One of the interesting components during the grieving process is, at night, you can dream about your dearly departed loved one.  I’m not an expert on dreams, but apparently, the subconscious brain remembers the way life used to be.  I’ve had a few of this particular sort of dream of late.  I was with my dad, spending time with him, as if nothing had happened.  The dream is happy, but when you wake up from such a dream, you remember afresh the present reality of life.  You remember again the magnitude of the loss, and just how drastically the landscape of your life has changed.

While it’s true that my dad is no longer with us (the Bible says, for the believer in Jesus Christ, to be absent from the body is to be present with the Lord), there is a very real sense that he will never be gone.  Let me try to explain what I mean with a story of something that happened to me at my work at Chick-fil-A:

The other day, I was complimented for the way I took orders on what we call headset; this is the device that we wear to communicate with cars that pull up at the drive-thru speaker.  I was told that I greeted each car as if the customer was my best friend.  I thanked the person and said that I inherited my dad’s radio voice.  At one point in the conversation, this customer commented that it’s not just the voice; it’s also the heart.  She then asked this captivating question: “Did you inherit your dad’s heart?”  My answer, in part, was that my dad was very selfless, and I want to follow in his footsteps.
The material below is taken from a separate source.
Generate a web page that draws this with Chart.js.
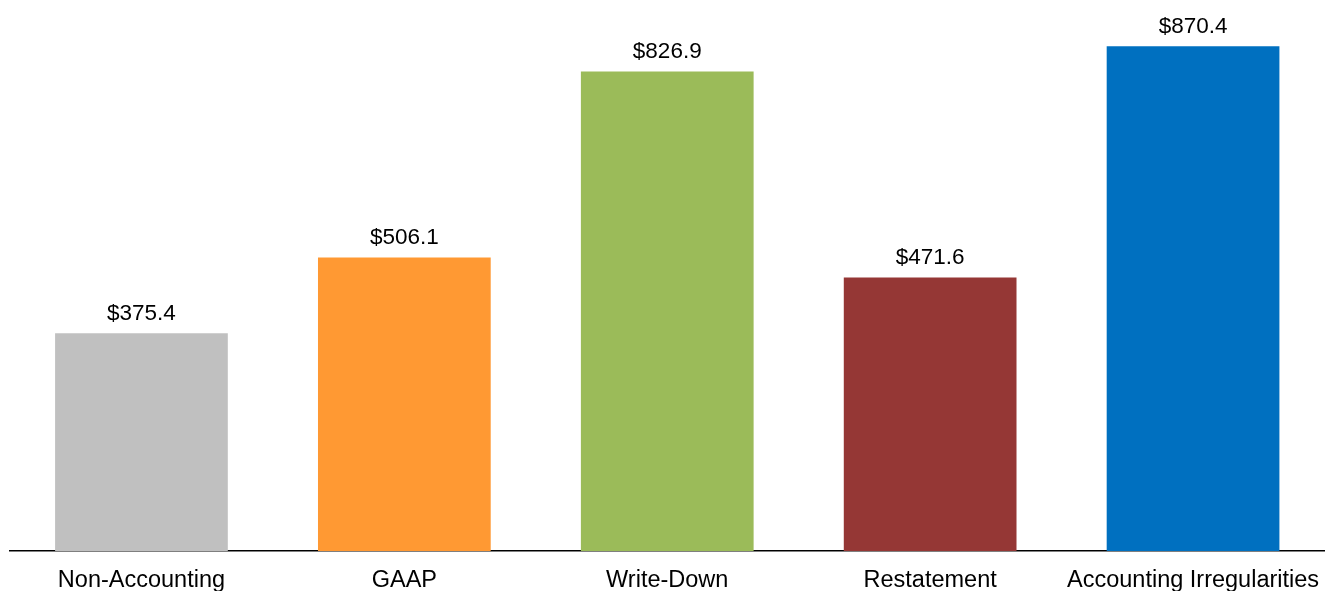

My dad’s example lives on.  I will strive to follow his unselfish example.   I will strive to live my life selflessly, as he did.  I will strive to follow his legacy of humility, love for others, honorable ethics, integrity, and faith in God.  The saying is “like father, like son.”  Of course, in some cases, a son has to make his own path because the father’s life wasn’t worthy of emulating.  But that’s not the situation here.  In my case, I am honored to take the baton my dad has passed on to me.  Or, as I put it to that dear customer, I want to follow in his footsteps.